Even the best conceived capital equipment products won’t sell themselves. The capital equipment supplier has to develop and deploy a mix of marketing tools and activities that generate demand.
Selecting the best mix of marketing tools and activities to create demand is directly related to the nature of the market.
In industrial markets, such as capital equipment, businesses purchase goods or services in anticipation of using them to generate profit. This is much different from consumer markets where goods and services are merely consumed.
The CapEquip Buying Process
It’s the nature of the customer, rather than the nature of the product, that distinguishes capital equipment marketing from other disciplines. To optimize your capital equipment marketing mix, you must understand the customer’s motivations and expectations. Capital equipment customers:
- Seek to improve profit through the purchase of capital equipment.
- Are relatively few in number.
- Are a single organization where many people work in teams to select, purchase, and implement capital equipment.
- Expect a long-term relationship with their suppliers.
- Depend on their suppliers to develop an on-going stream of technology advancements.
The best way to sum up these attributes is that the capital equipment customer expects a robust relationship with its suppliers. When a customer selects a supplier, they are making a decision that will directly affect the success of their company and likely many careers.
The significance of the purchase decision on the company and individuals drives the selling and buying process to take on these characteristics:
- The sales cycles are long.
- Selling is one-to-one in nature.
- Purchase decisions are typically made by a team rather than an individual.
- The decision process is complex. Product specifications, product quality, company reputation, commercial terms and after-sales service all play into the decision.
Given this environment, the best marketing mix is one geared toward creating and nurturing a healthy, long-term relationship with the customer.
The CapEquip Marketing Mix
To generate demand from buyers in consumer marketing, the emphasis is on promotion and advertising. Consumers typically do not have a formal purchasing process and are usually not making a mission critical decision. In fact, the consumer purchasing decision is often so inconsequential, that advertising alone can be sufficient to close the sale.

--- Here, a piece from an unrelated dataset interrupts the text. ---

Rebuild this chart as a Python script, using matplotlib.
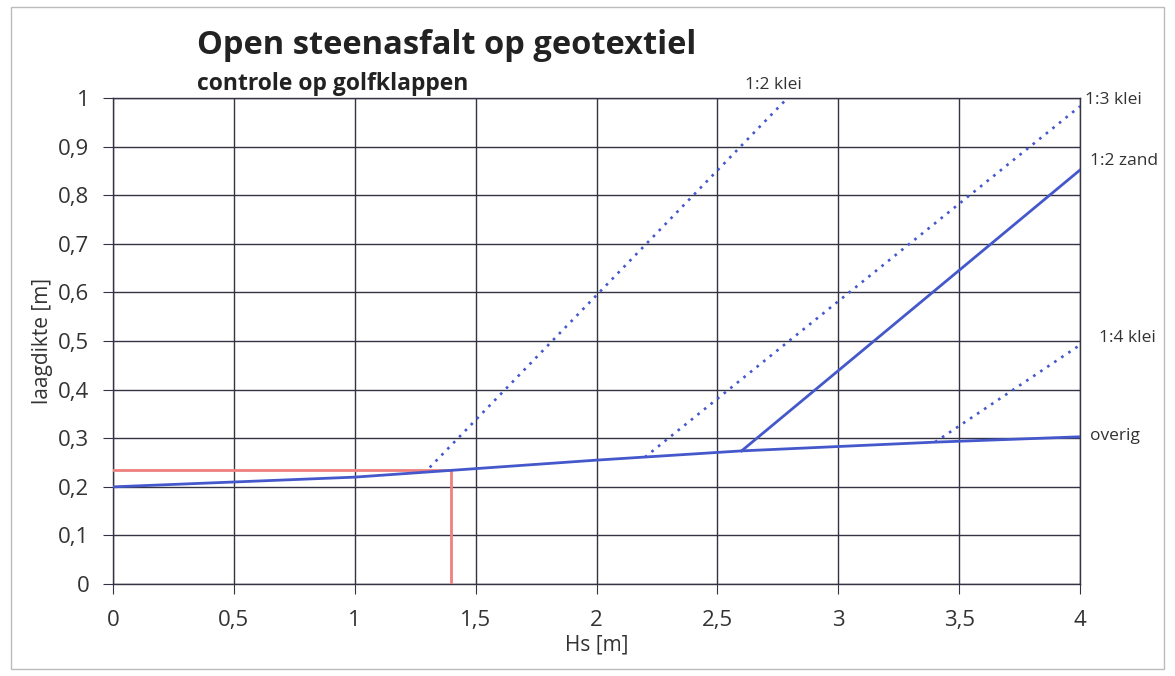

This is not the case for capital equipment marketing. Instead of advertising and promotion, the most effective tools are those that generate systematic, direct, one-on-one contact with the customer.

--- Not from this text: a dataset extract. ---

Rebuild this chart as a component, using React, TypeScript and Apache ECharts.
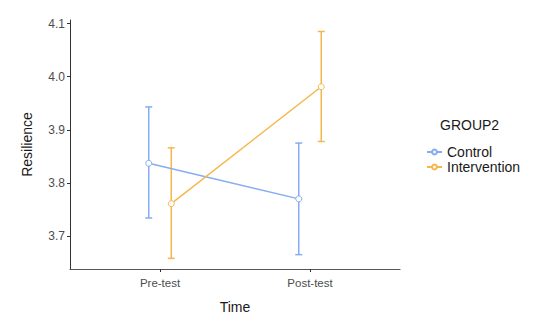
import React, { useEffect, useRef } from "react";
import * as echarts from "echarts";

const timeLabels = ["Pre-test", "Post-test"];
const groups = ["Control", "Intervention"];
const controlMean = [3.837, 3.770];
const controlLower = [3.734, 3.665];
const controlUpper = [3.943, 3.875];
const interventionMean = [3.761, 3.981];
const interventionLower = [3.658, 3.878];
const interventionUpper = [3.866, 4.085];
const yTicks = [3.7, 3.8, 3.9, 4.0, 4.1];

const COLORS = ["#85acf4", "#f5b74c"];
const DODGE = 0.075;
const FONT = "Liberation Sans, Arial, sans-serif";

export default function App() {
  const ref = useRef<HTMLDivElement>(null);
  useEffect(() => {
    if (!ref.current) return;
    const chart = echarts.init(ref.current, undefined, { renderer: "svg" });
    const means = [controlMean, interventionMean];
    const lowers = [controlLower, interventionLower];
    const uppers = [controlUpper, interventionUpper];
    const series: any[] = [];
    groups.forEach((g, gi) => {
      const off = gi === 0 ? -DODGE : DODGE;
      series.push({
        type: "line",
        name: g,
        data: timeLabels.map((_, i) => [i + 1 + off, means[gi][i]]),
        symbol: "circle",
        symbolSize: 6,
        itemStyle: { color: "#ffffff", borderColor: COLORS[gi], borderWidth: 1 },
        lineStyle: { color: COLORS[gi], width: 1.5 },
        z: 3,
      });
    });
    groups.forEach((g, gi) => {
      const off = gi === 0 ? -DODGE : DODGE;
      series.push({
        type: "custom",
        name: g + " error",
        silent: true,
        data: timeLabels.map((_, i) => [i + 1 + off, lowers[gi][i], uppers[gi][i]]),
        renderItem: (params: any, api: any) => {
          const x = api.value(0);
          const lo = api.coord([x, api.value(1)]);
          const hi = api.coord([x, api.value(2)]);
          const w = 3.5;
          const style = { stroke: COLORS[gi], lineWidth: 1.5 };
          return {
            type: "group",
            children: [
              { type: "line", shape: { x1: lo[0], y1: lo[1], x2: hi[0], y2: hi[1] }, style },
              { type: "line", shape: { x1: lo[0] - w, y1: lo[1], x2: lo[0] + w, y2: lo[1] }, style },
              { type: "line", shape: { x1: hi[0] - w, y1: hi[1], x2: hi[0] + w, y2: hi[1] }, style },
            ],
          };
        },
        z: 1,
      });
    });

    chart.setOption({
      animation: false,
      textStyle: { fontFamily: FONT },
      color: COLORS,
      grid: { left: 70, right: 141, top: 20, bottom: 51 },
      xAxis: {
        type: "value",
        min: 0.4,
        max: 2.6,
        name: "Time",
        nameLocation: "middle",
        nameGap: 31,
        nameTextStyle: { fontSize: 14, color: "#1a1a1a", fontFamily: FONT },
        splitLine: { show: false },
        axisLine: { show: true, lineStyle: { color: "#555", width: 1.2 } },
        axisTick: { show: true, customValues: [1, 2], length: 3, lineStyle: { color: "#333" } },
        axisLabel: {
          customValues: [1, 2],
          formatter: (v: number) => timeLabels[Math.round(v) - 1] ?? "",
          fontSize: 11.5,
          color: "#4d4d4d",
          fontFamily: FONT,
          margin: 8,
        },
      },
      yAxis: {
        type: "value",
        min: 3.638,
        max: 4.1066,
        name: "Resilience",
        nameLocation: "middle",
        nameGap: 36,
        nameTextStyle: { fontSize: 14, color: "#1a1a1a", fontFamily: FONT },
        splitLine: { show: false },
        axisLine: { show: true, lineStyle: { color: "#333", width: 1 } },
        axisTick: { show: true, customValues: yTicks, length: 3, lineStyle: { color: "#333" } },
        axisLabel: {
          customValues: yTicks,
          formatter: (v: number) => v.toFixed(1),
          fontSize: 12,
          color: "#4d4d4d",
          fontFamily: FONT,
          margin: 5,
        },
      },
      legend: {
        orient: "vertical",
        left: 421,
        top: 140,
        itemWidth: 15,
        itemHeight: 6,
        itemGap: 1,
        data: groups.map((g) => ({ name: g })),
        textStyle: { fontSize: 14, color: "#1a1a1a", fontFamily: FONT },
      },
      graphic: [
        {
          type: "text",
          left: 440,
          top: 118,
          style: { text: "GROUP2", fontSize: 14, fill: "#1a1a1a", fontFamily: FONT },
        },
      ],
      series,
    });
    return () => chart.dispose();
  }, []);
  return <div ref={ref} style={{ position: "absolute", left: 0, top: 0, width: 541, height: 320 }} />;
}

Here is a list of marketing tools used by capital equipment companies to generate demand and create solid customer relationships categorized by effectiveness.
- Joint Development Programs
- User Groups
- Technical Seminars
- Roadmap and Technology Exchanges
- Product Demonstrations
- Application Workshops
- In-Person Sales Presentations
- White Papers
- Speaking at Industry Conferences
- Trade Shows
- Direct Mail
- Public Relations
All these marketing tools have a place in the capital equipment marketing mix, but the focus should be on those in the “most effective” category. Notice that all these tools involve direct contact with the customer. Each creates an exclusive environment where it’s just you and the customer over long periods of time. This is where the bulk of your product marketng effort should go.
As you move down the list through the “somewhat effective” and “least effective” categories you are moving farther away from direct contact with the customer. These tools can help inform the market about a product or reinforce a company’s credibility, but will have minimal impact on a purchasing decision. Therefore, theese should not be the cornerstone of a capital equipment product marketing effort.